Wednesday, January 23, 2008

I'm Gonna Be a Part of It...

Most of you know the saga, what has transpired since we've arrived here in NYC. And through it all, I've resented my landlord. I see him as a ganuf, (thanks Super Churchlady.), which is a Yiddish term meaning "thief, dishonest person, scoundrel." In my mind, all of this has been his fault. And really, it is. But after reading yesterday's article, I realized a few things. Now what I realize is probably common sense to either those who've lived here for a certain amount of time, or to those who are just older and wiser, or just wiser.

#1) There's really no such thing as NORMAL is New York City, except if you have a whole heck of alot of money. Then you just buy normal. But if you don't have a lot of money, you are basically S.O.L. Either you are at the mercy of those who have a lot of money, or live outside of Manhattan and then you can have close to normal again. But here in Manhattan, it helps to be rich.

#2) I think this going around the permits and C.O. thing happens often in the city. The Brooklyn building had been happily inhabited for ten years, and not once did anyone raise objection, until this past week, when for some reason the Department of Buildings chose that day out of all days to evict the tenants. So if our building had been completed when we moved in, no one would have filed complaints with the DOB, and we would have been happy neighbors...for a while at least. Buildings are inspected once a year, it seems, so our eviction might have happened eventually.

#3) Who's really the bad guy in these situations? Did the DOB really have to evict those tenants? On the coldest day we've had. (And it really was the coldest. I had to stand in a line outside for an audition. It was painful.) They give everyone one day to get out? And the tenants weren't at fault. They did nothing. Why couldn't the DOB just work with whoever to fix the problems?

#4) My landlord may be a ganuf, but maybe he's not the bastard that I've thought him to be. For one, he did allow us to stay down the hall, a bigger apartment for the same price. Two, if it's common to take shortcuts, then he did a common thing, and had a run of bad luck at it. Or made a bad decision to move people in too soon, because he's a ganuf. Still, he knew our line of apartments did not meet fire code. That's a big deal. That's not something that a man who owns 8 buildings in Manhattan doesn't know.

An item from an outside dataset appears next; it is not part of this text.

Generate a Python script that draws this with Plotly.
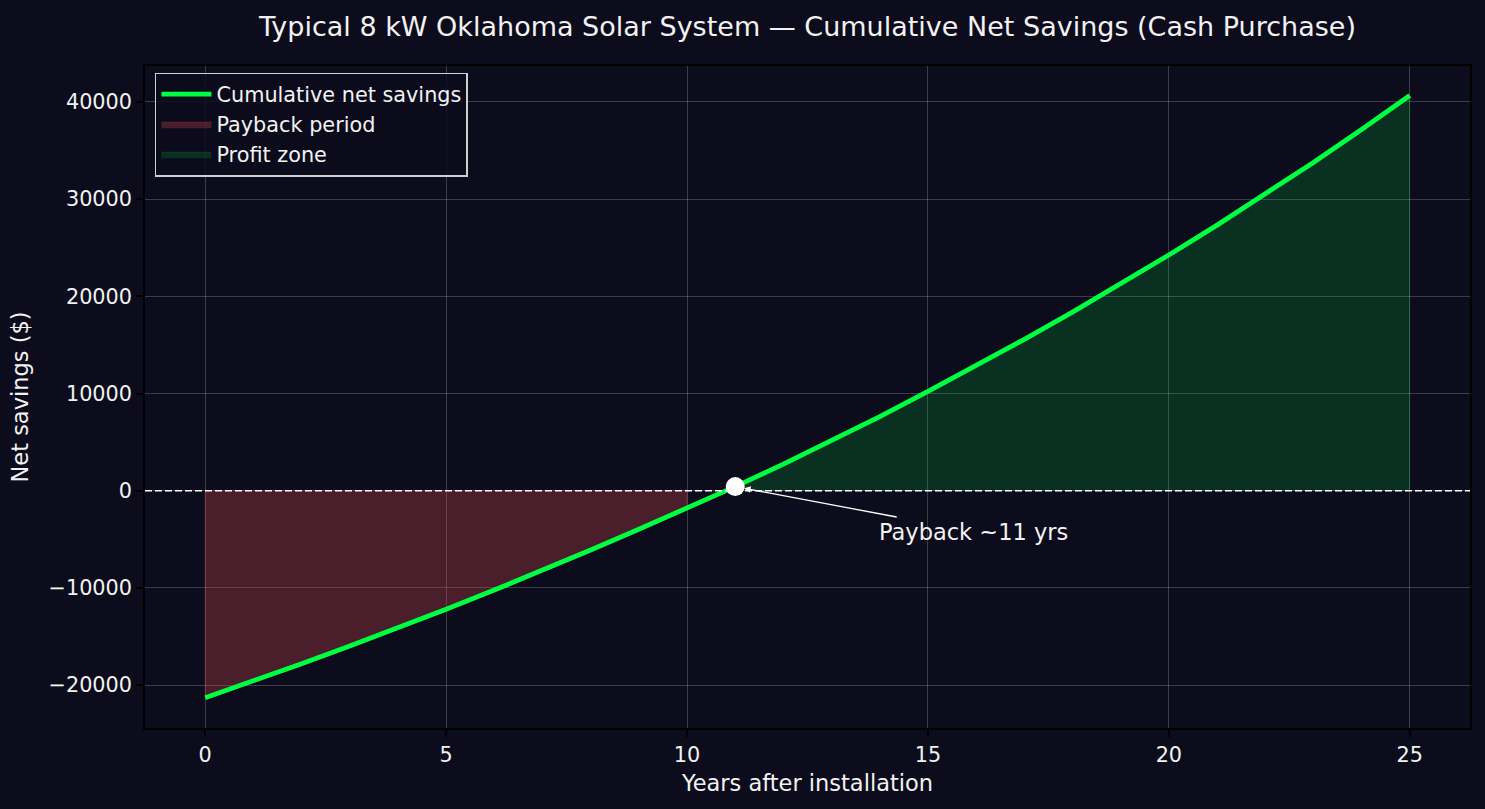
import plotly.graph_objects as go

years = list(range(26))
cum_savings = [-21300, -19580, -17810, -15990, -14120, -12200, -10230, -8200,
               -6110, -3970, -1800, 420, 2730, 5130, 7630, 10230, 12860, 15570,
               18380, 21270, 24250, 27330, 30510, 33780, 37170, 40660]
payback_year = 11
x_ticks = [0, 5, 10, 15, 20, 25]
y_ticks = [-20000, -10000, 0, 10000, 20000, 30000, 40000]
y_ticktext = ["\u221220000", "\u221210000", "0", "10000", "20000", "30000", "40000"]

BG = "#0c0c1c"
TXT = "#f2f2f2"
FONT = "DejaVu Sans"
GREEN = "#00ff41"
RED_FILL = "rgba(219,72,78,0.30)"
GREEN_FILL = "rgba(0,255,65,0.15)"

neg = [(x, y) for x, y in zip(years, cum_savings) if y < 0]
pos = [(x, y) for x, y in zip(years, cum_savings) if y >= 0]
neg_x = [p[0] for p in neg]
neg_y = [p[1] for p in neg]
pos_x = [p[0] for p in pos]
pos_y = [p[1] for p in pos]

fig = go.Figure()

fig.add_trace(go.Scatter(
    x=[neg_x[0]] + neg_x + [neg_x[-1], neg_x[0]],
    y=[0] + neg_y + [0, 0],
    fill="toself", fillcolor=RED_FILL,
    line=dict(color=RED_FILL, width=1),
    mode="lines", name="Payback period", hoverinfo="skip"))

fig.add_trace(go.Scatter(
    x=[pos_x[0]] + pos_x + [pos_x[-1], pos_x[0]],
    y=[0] + pos_y + [0, 0],
    fill="toself", fillcolor=GREEN_FILL,
    line=dict(color=GREEN_FILL, width=1),
    mode="lines", name="Profit zone", hoverinfo="skip"))

fig.add_trace(go.Scatter(
    x=years, y=cum_savings, mode="lines",
    line=dict(color=GREEN, width=4.8),
    name="Cumulative net savings"))

fig.add_trace(go.Scatter(
    x=[payback_year], y=[cum_savings[years.index(payback_year)]],
    mode="markers", marker=dict(color="white", size=19),
    showlegend=False, hoverinfo="skip"))

fig.add_shape(type="line", xref="paper", x0=0, x1=1, yref="y", y0=0, y1=0,
              line=dict(color="white", width=1.5, dash="7px,3px"), layer="above")

fig.add_annotation(
    x=payback_year, y=cum_savings[years.index(payback_year)],
    ax=15.95, ay=-4200, axref="x", ayref="y", xref="x", yref="y",
    text="Payback ~11 yrs", showarrow=True, arrowhead=2, arrowsize=1,
    arrowwidth=1.3, arrowcolor="white", standoff=9,
    font=dict(family=FONT, size=22.5, color=TXT))

fig.update_layout(
    width=1485, height=809,
    paper_bgcolor=BG, plot_bgcolor=BG,
    margin=dict(l=145, r=15, t=66, b=81),
    font=dict(family=FONT, color=TXT, size=20.8),
    title=dict(text="Typical 8 kW Oklahoma Solar System \u2014 Cumulative Net Savings (Cash Purchase)",
               x=0.5, xref="paper", xanchor="center", y=1 - 27 / 809, yref="container",
               yanchor="middle", font=dict(family=FONT, size=27, color=TXT)),
    legend=dict(x=0.0075, y=0.99, xanchor="left", yanchor="top",
                bgcolor="rgba(12,12,28,0.85)", bordercolor="#cfcfcf", borderwidth=1.5,
                font=dict(family=FONT, size=20.8, color=TXT),
                traceorder="normal", itemwidth=50),
    showlegend=True,
)

fig.update_xaxes(
    range=[-1.25, 26.25], tickvals=x_ticks, ticks="outside", ticklen=7, tickwidth=1.5,
    tickcolor="black", showline=True, linecolor="black", linewidth=1.5, mirror=True,
    showgrid=True, gridcolor="rgba(255,255,255,0.2)", gridwidth=1.3, zeroline=False,
    tickfont=dict(family=FONT, size=20.8, color=TXT),
    title=dict(text="Years after installation", standoff=10,
               font=dict(family=FONT, size=22.5, color=TXT)))

fig.update_yaxes(
    range=[-24420, 43700], tickvals=y_ticks, ticktext=y_ticktext, ticks="outside",
    ticklen=7, tickwidth=1.5, tickcolor="black", showline=True, linecolor="black",
    linewidth=1.5, mirror=True, showgrid=True, gridcolor="rgba(255,255,255,0.2)",
    gridwidth=1.3, zeroline=False,
    tickfont=dict(family=FONT, size=20.8, color=TXT),
    title=dict(text="Net savings ($)", standoff=14,
               font=dict(family=FONT, size=22.5, color=TXT)))

fig.data[2].legendrank = 1
fig.data[0].legendrank = 2
fig.data[1].legendrank = 3

fig.write_html("out.html", config={"displayModeBar": False},
               post_script="document.body.style.margin='0px';document.body.style.background='#0c0c1c';")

All in all, for some reason that article made me forgive my landlord. There must be a war that goes on between landlords and government officials, and sometimes the tenants get the brunt of it. It's unfair. But my story doesn't seem that bad after I read their story. And unfair might just be what we have to endure for a while. It's alright.

If you can MAKE it here, you can make it..(Bum Bum) ANYWHERE, its up to YOU....New York, Ne-ew YORK!!!!


Chaotic Hammer said...

Well, your initial reaction to being wronged by somebody who knew full well what he was doing seems normal to me.

But your willingness to forgive and look beyond the wrong is a reflection of the One whose child you are.

Super Churchlady said...

I agree whole-heartedly with chaotic hammer. That is to say....AMEN, Brother.

However, since you've started your building your Yiddish vocabulary, I must add one more word to your repertoire....Mensch. You, my dear, are a mensch.

Here's the definition:
mensch or mensh (Yiddish from German)
A person having admirable characteristics, such as fortitude and firmness of purpose.

majorsteve said...

I have a slightly different take; the building owner is supposed to pay off the local officials on a regular basis to keep everything cool. He missed one too many payments.